Python's GIL is intended to serialize access to interpreter internals from different threads. On multi-core systems, it means that multiple threads can't effectively make use of multiple cores. (If the GIL didn't lead to this problem, most people wouldn't care about the GIL - it's only being raised as an issue because of the increasing prevalence of multi-core systems.) If you want to understand it in detail, you can view this video or look at this set of slides. It might be too much information, but then you did ask for details :-)
Note that Python's GIL is only really an issue for CPython, the reference implementation. Jython and IronPython don't have a GIL. As a Python developer, you don't generally come across the GIL unless you're writing a C extension. C extension writers need to release the GIL when their extensions do blocking I/O, so that other threads in the Python process get a chance to run.

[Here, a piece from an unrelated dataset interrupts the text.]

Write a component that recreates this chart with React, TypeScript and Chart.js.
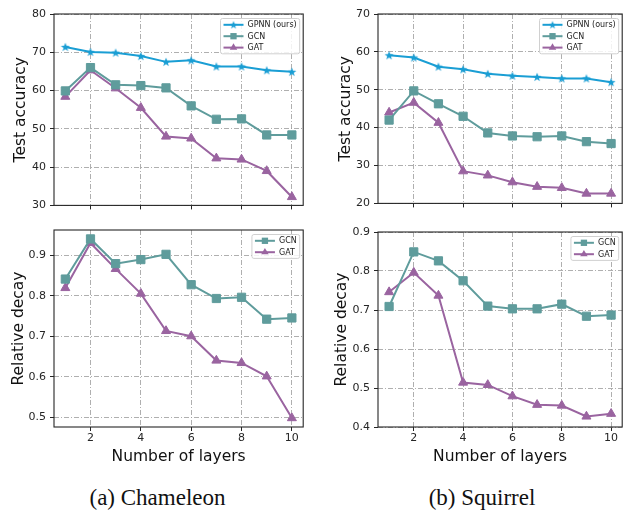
import React, { useEffect, useRef } from 'react';
import { Chart, registerables } from 'chart.js';

Chart.register(...registerables);
Chart.defaults.font.family = '"DejaVu Sans", sans-serif';

// ---------------- data ----------------
const layers = [1, 2, 3, 4, 5, 6, 7, 8, 9, 10];
const xTickValues = [2, 4, 6, 8, 10];

const chamAccGPNN = [71.4, 70.1, 69.9, 69.0, 67.5, 67.9, 66.3, 66.3, 65.3, 64.9];
const chamAccGCN = [59.9, 66.0, 61.5, 61.3, 60.7, 56.0, 52.5, 52.6, 48.4, 48.4];
const chamAccGAT = [58.4, 65.3, 60.6, 55.5, 48.0, 47.5, 42.3, 42.0, 39.0, 32.2];

const sqAccGPNN = [59.1, 58.5, 56.1, 55.4, 54.2, 53.7, 53.4, 53.0, 53.0, 52.0];
const sqAccGCN = [42.0, 49.7, 46.3, 43.0, 38.6, 37.8, 37.6, 37.8, 36.3, 35.8];
const sqAccGAT = [44.0, 46.6, 41.3, 28.5, 27.4, 25.6, 24.4, 24.1, 22.6, 22.6];

const chamDecayGCN = [0.841, 0.94, 0.879, 0.889, 0.902, 0.827, 0.793, 0.796, 0.742, 0.745];
const chamDecayGAT = [0.819, 0.93, 0.866, 0.805, 0.713, 0.7, 0.64, 0.634, 0.601, 0.498];

const sqDecayGCN = [0.709, 0.849, 0.826, 0.775, 0.71, 0.703, 0.703, 0.715, 0.684, 0.687];
const sqDecayGAT = [0.746, 0.796, 0.737, 0.514, 0.508, 0.479, 0.457, 0.455, 0.427, 0.434];

const chamAccTicks = [30, 40, 50, 60, 70, 80];
const sqAccTicks = [20, 30, 40, 50, 60, 70];
const chamDecayTicks = [0.5, 0.6, 0.7, 0.8, 0.9];
const sqDecayTicks = [0.4, 0.5, 0.6, 0.7, 0.8, 0.9];

const seriesLabels = { gpnn: 'GPNN (ours)', gcn: 'GCN', gat: 'GAT' };
const captions = ['(a) Chameleon', '(b) Squirrel'];

// ---------------- styles ----------------
const COLORS = { gpnn: '#1a9ed4', gcn: '#5f9c9c', gat: '#9a64a0' };
const GRID_COLOR = 'rgba(155,155,155,0.8)';
const AXIS_COLOR = '#262626';

function makeStar(color: string, size: number): HTMLCanvasElement {
  const c = document.createElement('canvas');
  c.width = size;
  c.height = size;
  const ctx = c.getContext('2d')!;
  const cx = size / 2;
  const cy = size / 2 + 0.4;
  const R = size / 2 - 0.3;
  const r = R * 0.42;
  ctx.beginPath();
  for (let i = 0; i < 10; i++) {
    const ang = -Math.PI / 2 + (i * Math.PI) / 5;
    const rad = i % 2 === 0 ? R : r;
    const x = cx + rad * Math.cos(ang);
    const y = cy + rad * Math.sin(ang);
    if (i === 0) ctx.moveTo(x, y);
    else ctx.lineTo(x, y);
  }
  ctx.closePath();
  ctx.fillStyle = color;
  ctx.fill();
  return c;
}

const framePlugin = {
  id: 'mplFrame',
  afterDatasetsDraw(chart: any) {
    const { ctx, chartArea: a } = chart;
    ctx.save();
    ctx.strokeStyle = AXIS_COLOR;
    ctx.lineWidth = 1.1;
    ctx.strokeRect(a.left, a.top, a.right - a.left, a.bottom - a.top);
    ctx.restore();
  },
};

function drawMarker(ctx: CanvasRenderingContext2D, style: any, x: number, y: number, color: string, scale: number) {
  ctx.fillStyle = color;
  if (style instanceof HTMLCanvasElement) {
    const w = style.width * scale;
    const h = style.height * scale;
    ctx.drawImage(style, x - w / 2, y - h / 2, w, h);
  } else if (style === 'rect') {
    const s = 7 * scale;
    ctx.fillRect(x - s / 2, y - s / 2, s, s);
  } else if (style === 'triangle') {
    const r = 4.8 * scale;
    ctx.beginPath();
    for (let i = 0; i < 3; i++) {
      const ang = -Math.PI / 2 + (i * 2 * Math.PI) / 3;
      const px = x + r * Math.cos(ang);
      const py = y + r * Math.sin(ang);
      if (i === 0) ctx.moveTo(px, py);
      else ctx.lineTo(px, py);
    }
    ctx.closePath();
    ctx.fill();
  }
}

const legendPlugin = {
  id: 'mplLegend',
  afterDraw(chart: any) {
    const { ctx, chartArea: a } = chart;
    const ds = chart.data.datasets;
    const fs = 8;
    ctx.save();
    ctx.font = `${fs}px "DejaVu Sans"`;
    let tw = 0;
    ds.forEach((d: any) => {
      tw = Math.max(tw, ctx.measureText(d.label).width);
    });
    const padL = 3;
    const handle = 20;
    const gap = 4;
    const padR = 3;
    const rowH = 11.4;
    const w = padL + handle + gap + tw + padR;
    const h = 12.5 + (ds.length - 1) * rowH;
    const x0 = a.right - 3.5 - w;
    const y0 = a.top + 4.5;
    ctx.beginPath();
    if ((ctx as any).roundRect) (ctx as any).roundRect(x0, y0, w, h, 2);
    else ctx.rect(x0, y0, w, h);
    ctx.fillStyle = 'rgba(255,255,255,0.85)';
    ctx.fill();
    ctx.strokeStyle = '#d0d0d0';
    ctx.lineWidth = 1;
    ctx.stroke();
    ds.forEach((d: any, i: number) => {
      const cy = y0 + 6.3 + i * rowH;
      const hx0 = x0 + padL;
      const hx1 = hx0 + handle;
      ctx.strokeStyle = d.borderColor;
      ctx.lineWidth = 2;
      ctx.beginPath();
      ctx.moveTo(hx0, cy);
      ctx.lineTo(hx1, cy);
      ctx.stroke();
      drawMarker(ctx, d.pointStyle, (hx0 + hx1) / 2, cy, d.borderColor, 0.9);
      ctx.fillStyle = '#222';
      ctx.textBaseline = 'middle';
      ctx.textAlign = 'left';
      ctx.fillText(d.label, hx1 + gap, cy + 0.5);
    });
    ctx.restore();
  },
};

type SeriesKey = 'gpnn' | 'gcn' | 'gat';
type PanelCfg = {
  left: number;
  top: number;
  w: number;
  h: number;
  padTop: number;
  padRight: number;
  yWidth: number;
  xHeight: number;
  yTitle: string;
  yTitlePad: number;
  showX: boolean;
  yMin: number;
  yMax: number;
  yTicks: number[];
  decimals: number;
  series: { key: SeriesKey; values: number[] }[];
};

function Panel({ cfg }: { cfg: PanelCfg }) {
  const ref = useRef<HTMLCanvasElement>(null);
  useEffect(() => {
    const star = makeStar(COLORS.gpnn, 10);
    const styleFor = (k: SeriesKey): any => (k === 'gpnn' ? star : k === 'gcn' ? 'rect' : 'triangle');
    const radiusFor = (k: SeriesKey) => (k === 'gpnn' ? 5 : k === 'gcn' ? 5.8 : 5.2);
    const gridBase = {
      color: GRID_COLOR,
      lineWidth: 1,
      drawTicks: true,
      tickLength: 4,
      tickColor: AXIS_COLOR,
      tickWidth: 1,
      tickBorderDash: [],
    };
    const chart = new Chart(ref.current!, {
      type: 'line',
      data: {
        datasets: cfg.series.map((s) => ({
          label: seriesLabels[s.key],
          data: layers.map((x, i) => ({ x, y: s.values[i] })),
          borderColor: COLORS[s.key],
          backgroundColor: COLORS[s.key],
          borderWidth: 2,
          pointStyle: styleFor(s.key),
          pointRadius: radiusFor(s.key),
          pointBackgroundColor: COLORS[s.key],
          pointBorderColor: COLORS[s.key],
          pointBorderWidth: s.key === 'gpnn' ? 0 : 1,
          tension: 0,
          fill: false,
        })),
      },
      options: {
        responsive: false,
        animation: false,
        events: [],
        layout: { padding: { top: cfg.padTop, right: cfg.padRight, left: 0, bottom: 0 } },
        plugins: { legend: { display: false }, tooltip: { enabled: false } },
        scales: {
          x: {
            type: 'linear',
            min: 0.55,
            max: 10.45,
            afterBuildTicks: (s: any) => {
              s.ticks = xTickValues.map((v) => ({ value: v }));
            },
            afterFit: (s: any) => {
              s.height = cfg.xHeight;
            },
            ticks: {
              display: cfg.showX,
              font: { size: 11 },
              color: AXIS_COLOR,
              padding: 1,
              maxRotation: 0,
              autoSkip: false,
              callback: (v: any) => String(v),
            },
            grid: { ...gridBase },
            border: { display: false, dash: [5, 2, 1, 2] },
            title: {
              display: cfg.showX,
              text: 'Number of layers',
              font: { size: 15.5 },
              color: '#111',
              padding: { top: 0, bottom: 0.7 },
            },
          },
          y: {
            type: 'linear',
            min: cfg.yMin,
            max: cfg.yMax,
            afterBuildTicks: (s: any) => {
              s.ticks = cfg.yTicks.map((v) => ({ value: v }));
            },
            afterFit: (s: any) => {
              s.width = cfg.yWidth;
            },
            ticks: {
              font: { size: 11 },
              color: AXIS_COLOR,
              padding: 4,
              autoSkip: false,
              callback: (v: any) => Number(v).toFixed(cfg.decimals),
            },
            grid: { ...gridBase },
            border: { display: false, dash: [5, 2, 1, 2] },
            title: {
              display: true,
              text: cfg.yTitle,
              font: { size: 15.5 },
              color: '#111',
              padding: { top: cfg.yTitlePad, bottom: 0 },
            },
          },
        },
      } as any,
      plugins: [framePlugin, legendPlugin],
    });
    return () => chart.destroy();
  }, [cfg]);
  return (
    <canvas
      ref={ref}
      width={cfg.w}
      height={cfg.h}
      style={{ position: 'absolute', left: cfg.left, top: cfg.top, width: cfg.w, height: cfg.h }}
    />
  );
}

const panels: PanelCfg[] = [
  {
    left: 0, top: 0, w: 310, h: 216, padTop: 14, padRight: 5, yWidth: 54, xHeight: 5,
    yTitle: 'Test accuracy', yTitlePad: 12, showX: false, yMin: 30, yMax: 80, yTicks: chamAccTicks, decimals: 0,
    series: [
      { key: 'gpnn', values: chamAccGPNN },
      { key: 'gcn', values: chamAccGCN },
      { key: 'gat', values: chamAccGAT },
    ],
  },
  {
    left: 0, top: 216, w: 310, h: 251, padTop: 14, padRight: 5, yWidth: 54, xHeight: 40,
    yTitle: 'Relative decay', yTitlePad: 9.5, showX: true, yMin: 0.476, yMax: 0.962, yTicks: chamDecayTicks, decimals: 1,
    series: [
      { key: 'gcn', values: chamDecayGCN },
      { key: 'gat', values: chamDecayGAT },
    ],
  },
  {
    left: 314, top: 0, w: 315, h: 214, padTop: 14, padRight: 1, yWidth: 64, xHeight: 5,
    yTitle: 'Test accuracy', yTitlePad: 22.5, showX: false, yMin: 20, yMax: 70, yTicks: sqAccTicks, decimals: 0,
    series: [
      { key: 'gpnn', values: sqAccGPNN },
      { key: 'gcn', values: sqAccGCN },
      { key: 'gat', values: sqAccGAT },
    ],
  },
  {
    left: 314, top: 218, w: 315, h: 249, padTop: 14, padRight: 1, yWidth: 64, xHeight: 40,
    yTitle: 'Relative decay', yTitlePad: 18.5, showX: true, yMin: 0.4, yMax: 0.9, yTicks: sqDecayTicks, decimals: 1,
    series: [
      { key: 'gcn', values: sqDecayGCN },
      { key: 'gat', values: sqDecayGAT },
    ],
  },
];

export default function App() {
  return (
    <div style={{ position: 'absolute', left: 0, top: 0, width: 629, height: 513, background: '#fff', overflow: 'hidden' }}>
      {panels.map((p, i) => (
        <Panel key={i} cfg={p} />
      ))}
      {captions.map((c, i) => (
        <div
          key={c}
          style={{
            position: 'absolute',
            left: i === 0 ? 0 : 314,
            width: i === 0 ? 315 : 336,
            top: 485,
            textAlign: 'center',
            fontFamily: '"Liberation Serif", "Times New Roman", serif',
            fontSize: 23,
            lineHeight: '26px',
            color: '#111',
          }}
        >
          {c}
        </div>
      ))}
    </div>
  );
}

Suppose you have multiple threads which don't really touch each other's data. Those should execute as independently as possible. If you have a "global lock" which you need to acquire in order to (say) call a function, that can end up as a bottleneck. You can wind up not getting much benefit from having multiple threads in the first place.
To put it into a real world analogy: imagine 100 developers working at a company with only a single coffee mug. Most of the developers would spend their time waiting for coffee instead of coding.
None of this is Python-specific - I don't know the details of what Python needed a GIL for in the first place. However, hopefully it's given you a better idea of the general concept.
Let's first understand what the python GIL provides:
Any operation/instruction is executed in the interpreter. GIL ensures that interpreter is held by a single thread at a particular instant of time. And your python program with multiple threads works in a single interpreter. At any particular instant of time, this interpreter is held by a single thread. It means that only the thread which is holding the interpreter is running at any instant of time.
Now why is that an issue:
Your machine could be having multiple cores/processors. And multiple cores allow multiple threads to execute simultaneously i.e multiple threads could execute at any particular instant of time.. But since the interpreter is held by a single thread, other threads are not doing anything even though they have access to a core. So, you are not getting any advantage provided by multiple cores because at any instant only a single core, which is the core being used by the thread currently holding the interpreter, is being used. So, your program will take as long to execute as if it were a single threaded program.
However, potentially blocking or long-running operations, such as I/O, image processing, and NumPy number crunching, happen outside the GIL. Taken from here. So for such operations, a multithreaded operation will still be faster than a single threaded operation despite the presence of GIL. So, GIL is not always a bottleneck.
Edit: GIL is an implementation detail of CPython. IronPython and Jython don't have GIL, so a truly multithreaded program should be possible in them, thought I have never used PyPy and Jython and not sure of this.